但现在的中医基础理论课,其实只是从《黄帝内经》抽取部分内容整理而成,是否能反映《内经》本来面貌已经是一个大问题,更不要说教材编写中出现的错误。自古以来民间的师承教育,经典是中医学生的“必读”,且医术高超的中医师无不有着深厚的经典功底,很多名老中医甚至每年把四大经典复习一遍。现代中医高等教育,把中医经典放到次要的地位,实不利于培养高层次的中医药人才。
重视师承教育
师承教育是中医长期以来形成的一套特有教育模式,对中医的学习承传有重要的影响。师承教育具有很多特点,如能培养出扎实的中医基础知识、发挥师徒双方的积极性、便于学习临床经验和学术思想、理论联系实践、临床能力强、重视医德和文化学习等优点。但在师承教育过渡到现代高等教育的过程中,忽视了师承教育的重要性,使其优点不能延续下去,而且在注重实践和因材施教上欠缺更为突出。
现代的高等教育没有师承教育那么重视临床。现代的中医本科教育基本上是照搬1910年Abtaham Flexuer提出的医学模式,仍是基于生物医学模式的认识而运用传统的“基础课(2年)-临床课(2年)-实习(1年)”三段式教学进程。这种课程体系及其教学进程已不能适应时代的发展,更不要说这种模式与中医特点是否相符。

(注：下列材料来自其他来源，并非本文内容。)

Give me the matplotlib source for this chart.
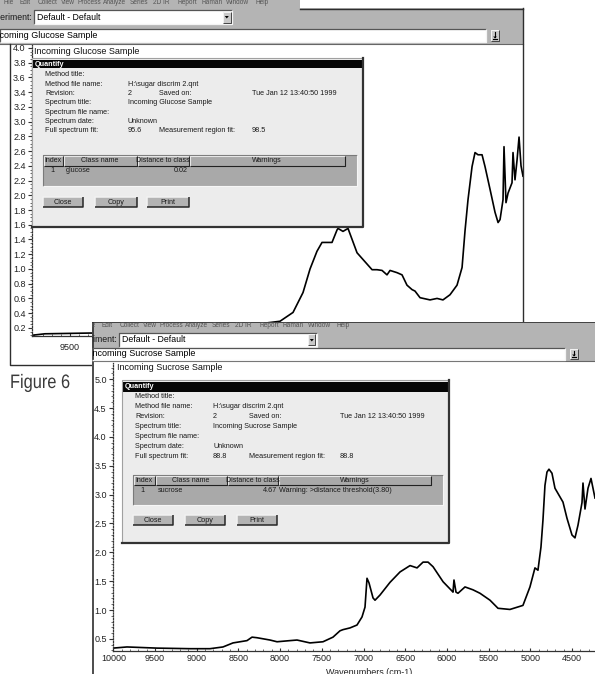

现代的中医教育一般只有最后一年到半年的时间实习,其余的都是理论课的学习,实践的机会明显比以前少。著名中医谢阳谷老先生回忆从前学医时,实践与背经典的时间比例是2:1,白天跟着师父听医话、看医案,晚上就捧着书求解。其实从前师承教育,真的能达到理论实践相结合;反观现代高等教育,实践时间减少,也就造成了临床水平下降。
在因材施教方面,现代教育的理念已经转变,就如蔡元培先生所说:“教育是帮助被教育的人,给他能发展自己的能力,完成他的人格,于人类文化上能尽一分子的责任;不是把被教育的人,造成一种特别器具,给抱有他种目的的人去应用的。”现代教育主要的目的是帮助学生发挥自己的潜能,而不只是知识的传授。但由于目前教育方法的守旧,还是单纯以传授知识为主要教学方法,缺乏启发的部分,使学生“千人一面”,没法塑造出不同的才能。而从前的师承教育,反而能做到因材施教,老师顺应单个学生的能力,双向互动,更能发挥教育的积极性。